Quintero informs the reader that in 1897, the anarchist, Romero Rosa, a typographer, was one of the 'principal founders of the first nationwide union in Puerto Rico -- the Federacion Regional Obrera.' Together with Fernando Gomez Acosta, a carpenter, and Jose Ferrer y Ferrer, also a typographer, Romero Rosa founded the weekly Ensayo Obrera to spread anarcho-syndicalist ideas among the workers.
Louisa Capetillo, the Emma Goldman of Puerto Rico, whom Quintero calls a 'legendary figure in the history of the Puerto Rican labor movement,' was a gifted speaker and organizer who addressed countless meetings all over Puerto Rico in the late 1890s and early 1900s. She championed women's rights and preached free love (further defying convention by wearing pantaloons).
A prolific writer, Louisa Caprtillo wrote -- in Spanish -- such libertarian essays as: Humanity in the Future; My View of Freedom; Rights and Duties of Woman as Comrade, Mother and Free Human Being. She also wrote and spoke extensively on art and the theater and carried on an extensive correspondence with foreign anarchists.

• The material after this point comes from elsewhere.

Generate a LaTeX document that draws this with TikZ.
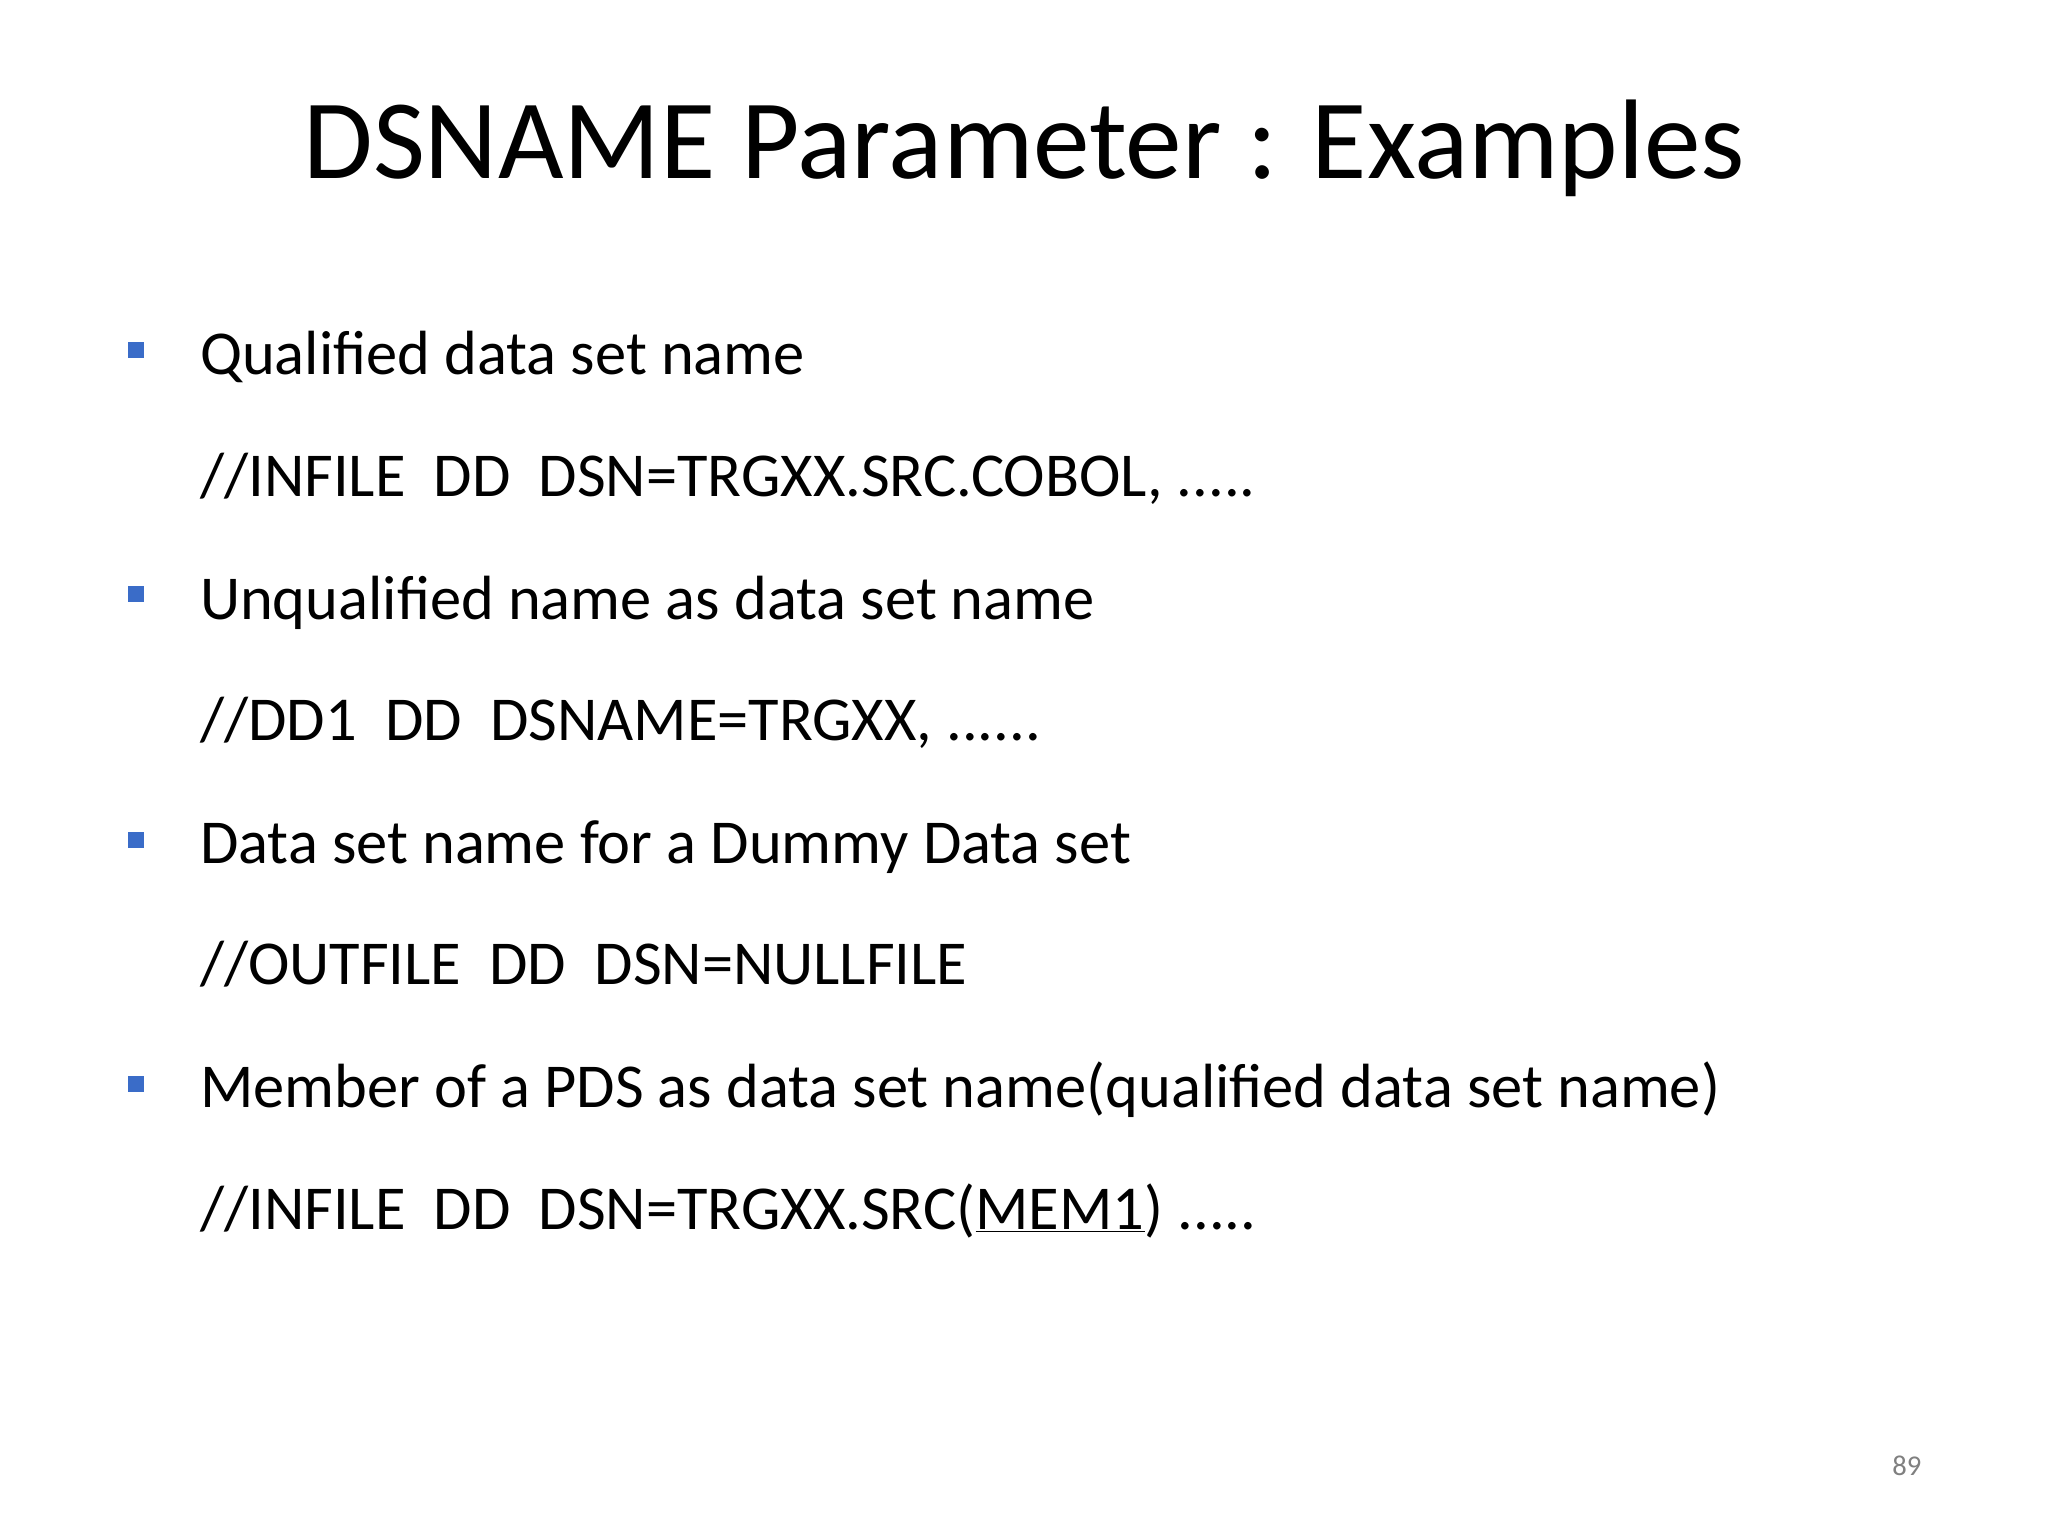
\documentclass[tikz,border=0pt]{standalone}
\usepackage{fontspec}
\setmainfont{Carlito}
\definecolor{bul}{HTML}{3A6CC8}
\begin{document}
\begin{tikzpicture}[x=1bp,y=-1bp,
  txt/.style={anchor=base west,inner sep=0pt,font=\fontsize{48}{56}\selectfont},
  bsq/.style={fill=bul,minimum size=12bp,inner sep=0pt}]
\useasboundingbox (0,0) rectangle (1568,1176);
\fill[white] (0,0) rectangle (1568,1176);
\node[anchor=base,inner sep=0pt,font=\fontsize{87}{100}\selectfont] (title) at (784,137) {DSNAME Parameter : Examples};
\node[bsq] (b1) at (104,268) {};
\node[txt] (t1) at (153,287) {Qualified data set name};
\node[txt] (c1) at (153,380) {//INFILE\ \ DD\ \ DSN=TRGXX.SRC.COBOL, .....};
\node[bsq] (b2) at (104,455) {};
\node[txt] (t2) at (153,474) {Unqualified name as data set name};
\node[txt] (c2) at (153,567) {//DD1\ \ DD\ \ DSNAME=TRGXX, ......};
\node[bsq] (b3) at (104,643) {};
\node[txt] (t3) at (153,661) {Data set name for a Dummy Data set};
\node[txt] (c3) at (153,754) {//OUTFILE\ \ DD\ \ DSN=NULLFILE};
\node[bsq] (b4) at (104,830) {};
\node[txt] (t4) at (153,848) {Member of a PDS as data set name(qualified data set name)};
\node[txt] (c4) at (153,941) {//INFILE\ \ DD\ \ DSN=TRGXX.SRC(\underline{MEM1}) .....};
\node[anchor=base,inner sep=0pt,font=\fontsize{22}{26}\selectfont,text=gray] (pg) at (1460,1130) {89};
\end{tikzpicture}
\end{document}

Between the years 1910 and 1920, anarchist and syndicalist periodicals were published in Puerto Rico and syndicalists carried on an intense agitation and militant action in labor struggles. (source: Lucha Obrera en Puerto Rico; 2nd edition, 1974, pgs. 1, 14, 34, 153, 156, 161.)
The example of Puerto Rico illustrates how little is known about the anarcho-syndicalist origins of the labor and socialist movements in the Caribbean area. This work tries to trace the remarkable influence of anarchism in the development of the Cuban revolutionary movement and to present the anarchist view of the Cuban Revolution.